What I am about to write could be considered controversial by some. In fact, I am steeling myself for defriendings and death threats over this post (for one thing, for using the word ‘defriendings’, and for another, maligning pitbulls). I’ve come across the odd posts, articles and pieces of writing recently that challenge my hitherto rigidly held beliefs on how the English language should most correctly be applied.
Number one – this article entitled “Ain’t isn’t a Four-Letter Word” written by Robert Beard, who holds a PhD in linguistics. In it, he argues that ‘ain’t’ is legitimate usage, as long as it is only used with ‘I’. e.g. I ain’t going to work today. Closely related to ‘ain’t’ is ‘yous’, ‘yall’ and ‘you’ns’, all efforts by native English speakers to create a sensible second person plural pronoun.
Number two – a manuscript I am currently editing which contains a creatively coined and used noun-as-a-verb.

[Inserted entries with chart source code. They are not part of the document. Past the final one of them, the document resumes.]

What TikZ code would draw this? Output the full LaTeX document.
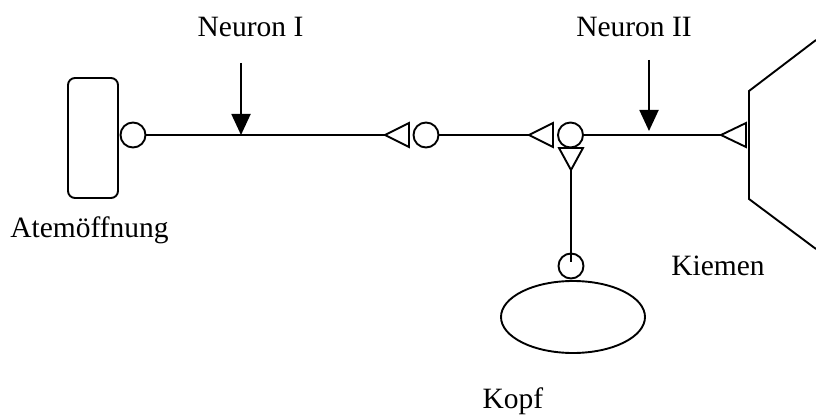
\documentclass[tikz,border=0pt]{standalone}
\usepackage{fontspec}
\setmainfont{Liberation Serif}
\usetikzlibrary{arrows.meta,shapes.geometric,calc}

\begin{document}
\begin{tikzpicture}[x=1pt,y=-1pt,
  wire/.style={line width=1.9pt},
  synapse/.style={circle,draw,line width=1.9pt,minimum size=25pt,inner sep=0pt},
  lbl/.style={font=\fontsize{29.5}{35}\selectfont,anchor=base,inner sep=0pt},
  stim/.style={line width=1.9pt,-{Triangle[length=21pt,width=19pt]}}]
  \useasboundingbox (0,0) rectangle (816,417);

  % organs
  \node[draw,line width=1.9pt,rounded corners=7pt,minimum width=50pt,minimum height=120pt,inner sep=0pt] (atem) at (93,138) {};
  \node[ellipse,draw,line width=1.9pt,minimum width=144pt,minimum height=72pt,inner sep=0pt] (kopf) at (573,317) {};
  \coordinate (kA) at (816,40);
  \coordinate (kB) at (749,91);
  \coordinate (kC) at (749,199);
  \coordinate (kD) at (816,249);
  \draw[wire] (kA) -- (kB) -- (kC) -- (kD);

  % synaptic endings (circles)
  \node[synapse] (c1) at (133,135) {};
  \node[synapse] (c2) at (426,135) {};
  \node[synapse] (c3) at (570.5,135) {};
  \node[synapse] (c4) at (571,266) {};

  % receiving endings (triangles): tip coordinates
  \coordinate (t1) at (385,135);
  \coordinate (t2) at (529,135);
  \coordinate (t3) at (721,135);
  \coordinate (t4) at (571,170);
  \draw[wire] (t1) -- ++(24,-12) -- ++(0,24) -- cycle;
  \draw[wire] (t2) -- ++(24,-12) -- ++(0,24) -- cycle;
  \draw[wire] (t3) -- ++(25,-12) -- ++(0,24) -- cycle;
  \draw[wire] (t4) -- ++(-12,-22) -- ++(24,0) -- cycle;

  % nerve fibres
  \draw[wire] (c1.east) -- (t1);
  \draw[wire] (c2.east) -- (t2);
  \draw[wire] (c3.east) -- (t3);
  \draw[wire] (t4) -- ($(c4.center)+(0,-4)$);

  % stimulation points
  \coordinate (s1) at (241,63);
  \coordinate (e1) at (241,135);
  \coordinate (s2) at (649,60);
  \coordinate (e2) at (649,131);
  \draw[stim] (s1) -- (e1);
  \draw[stim] (s2) -- (e2);

  % labels
  \node[lbl] (n1) at (250.5,37) {Neuron I};
  \node[lbl] (n2) at (634,37) {Neuron II};
  \node[lbl] (la) at (89.5,237) {Atemöffnung};
  \node[lbl] (lk) at (718,275) {Kiemen};
  \node[lbl] (lh) at (513,408) {Kopf};
\end{tikzpicture}
\end{document}
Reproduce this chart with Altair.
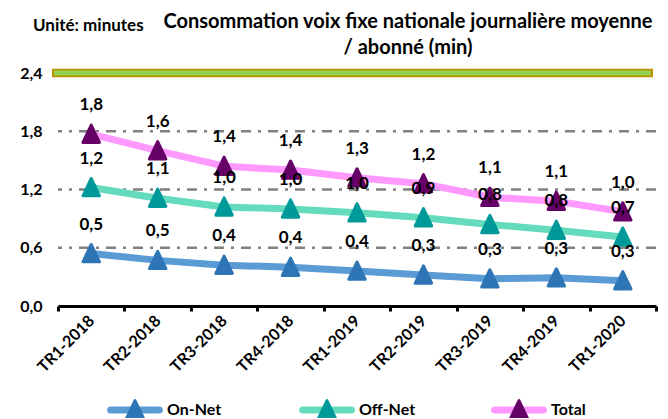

Although the dictionary says “Nooooo”, I thought, “You know what? I kinda like it.” And it was used in a colloquial fashion, so contrary to my usual Grammar Pitbull tendencies, I let it stand (or at least left a window of opportunity open for the author to fight for its retention).
Number three – a status update from a Facebook editor friend stating sarcastically that “any noun can also be used as a verb”.
Now, I don’t have a PhD in linguistics; I’m just an interested amateur. But I thought, if ‘ain’t’ and ‘yous’ are legitimate ways of correcting inconsistencies in the English language, and if there are already a whole heap of nouns being legitimately used as verbs – then why not open it up for the rest of the nouns? Just looking around me and off the top of my head, here’s a small sample of words already pulling double duty as nouns and verbs:
Floor, table, chair, bottle, watch, dog, foot, hand, head, finger, bin, brush, mirror, bloom, flower, tile, pen, phone, light, book, mop, knife, picture, sandwich, kid, cake, cycle, saddle, ring, egg, train, water, bat
So why not the rest? Here are a few examples.
Car. Definition – to travel by car. It was raining today, so instead of cycling, I carred to work.
Coffee. Definition – to consume caffeinated beverage. I’m useless until I’ve coffeed at least three times in the morning.
Cat. Definition – to move in a gracefully haughty manner. She rejected his advances and catted away.
Child. Definition – to lumber with an unavoidable, longstanding and expensive responsibility. He won’t be buying that sports car any time soon, not since he got childed.
Noodle. Definition – to attempt to have sex despite being unable to achieve an erection. He was definitely in the mood for sex, but was so drunk he could only noodle.